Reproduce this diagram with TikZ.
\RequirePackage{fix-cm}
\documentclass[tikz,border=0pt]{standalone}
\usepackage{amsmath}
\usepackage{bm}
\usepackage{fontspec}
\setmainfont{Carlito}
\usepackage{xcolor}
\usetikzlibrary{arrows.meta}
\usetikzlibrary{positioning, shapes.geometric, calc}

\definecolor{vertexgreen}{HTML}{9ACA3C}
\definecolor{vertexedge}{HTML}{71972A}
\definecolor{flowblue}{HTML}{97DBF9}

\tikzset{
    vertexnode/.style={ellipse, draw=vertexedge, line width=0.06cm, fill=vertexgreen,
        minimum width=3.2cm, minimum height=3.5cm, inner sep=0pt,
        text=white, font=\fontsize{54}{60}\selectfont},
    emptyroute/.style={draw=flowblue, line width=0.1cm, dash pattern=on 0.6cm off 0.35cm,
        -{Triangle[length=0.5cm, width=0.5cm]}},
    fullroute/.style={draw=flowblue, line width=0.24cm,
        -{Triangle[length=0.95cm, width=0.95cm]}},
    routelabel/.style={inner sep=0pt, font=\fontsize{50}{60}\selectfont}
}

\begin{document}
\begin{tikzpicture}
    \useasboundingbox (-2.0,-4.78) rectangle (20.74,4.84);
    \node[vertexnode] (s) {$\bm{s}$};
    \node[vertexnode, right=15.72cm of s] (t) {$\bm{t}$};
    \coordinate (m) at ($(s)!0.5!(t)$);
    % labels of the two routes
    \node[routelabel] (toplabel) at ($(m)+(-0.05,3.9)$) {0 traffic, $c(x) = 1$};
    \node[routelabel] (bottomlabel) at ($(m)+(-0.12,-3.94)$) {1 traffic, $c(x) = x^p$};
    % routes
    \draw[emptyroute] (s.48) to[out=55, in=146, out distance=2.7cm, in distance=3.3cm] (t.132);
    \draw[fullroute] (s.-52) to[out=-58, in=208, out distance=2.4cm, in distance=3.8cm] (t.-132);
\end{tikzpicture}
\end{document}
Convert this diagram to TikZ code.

:::::

Quote all of the entries verbatim.

> _Final result_
Reproduce this diagram with TikZ.
\RequirePackage{fix-cm}
\documentclass[tikz,border=0pt]{standalone}
\usepackage{amsmath}
\usepackage{bm}
\usepackage{fontspec}
\setmainfont{Carlito}
\usepackage{xcolor}
\usetikzlibrary{arrows.meta}
\usetikzlibrary{positioning, shapes.geometric, calc}

\definecolor{vertexgreen}{HTML}{9ACA3C}
\definecolor{vertexedge}{HTML}{71972A}
\definecolor{flowblue}{HTML}{97DBF9}

\tikzset{
    vertexnode/.style={ellipse, draw=vertexedge, line width=0.06cm, fill=vertexgreen,
        minimum width=3.2cm, minimum height=3.5cm, inner sep=0pt,
        text=white, font=\fontsize{54}{60}\selectfont},
    emptyroute/.style={draw=flowblue, line width=0.1cm, dash pattern=on 0.6cm off 0.35cm,
        -{Triangle[length=0.5cm, width=0.5cm]}},
    fullroute/.style={draw=flowblue, line width=0.24cm,
        -{Triangle[length=0.95cm, width=0.95cm]}},
    routelabel/.style={inner sep=0pt, font=\fontsize{50}{60}\selectfont}
}

\begin{document}
\begin{tikzpicture}
    \useasboundingbox (-2.0,-4.78) rectangle (20.74,4.84);
    \node[vertexnode] (s) {$\bm{s}$};
    \node[vertexnode, right=15.72cm of s] (t) {$\bm{t}$};
    \coordinate (m) at ($(s)!0.5!(t)$);
    % labels of the two routes
    \node[routelabel] (toplabel) at ($(m)+(-0.05,3.9)$) {0 traffic, $c(x) = 1$};
    \node[routelabel] (bottomlabel) at ($(m)+(-0.12,-3.94)$) {1 traffic, $c(x) = x^p$};
    % routes
    \draw[emptyroute] (s.48) to[out=55, in=146, out distance=2.7cm, in distance=3.3cm] (t.132);
    \draw[fullroute] (s.-52) to[out=-58, in=208, out distance=2.4cm, in distance=3.8cm] (t.-132);
\end{tikzpicture}
\end{document}
Convert this diagram to TikZ code.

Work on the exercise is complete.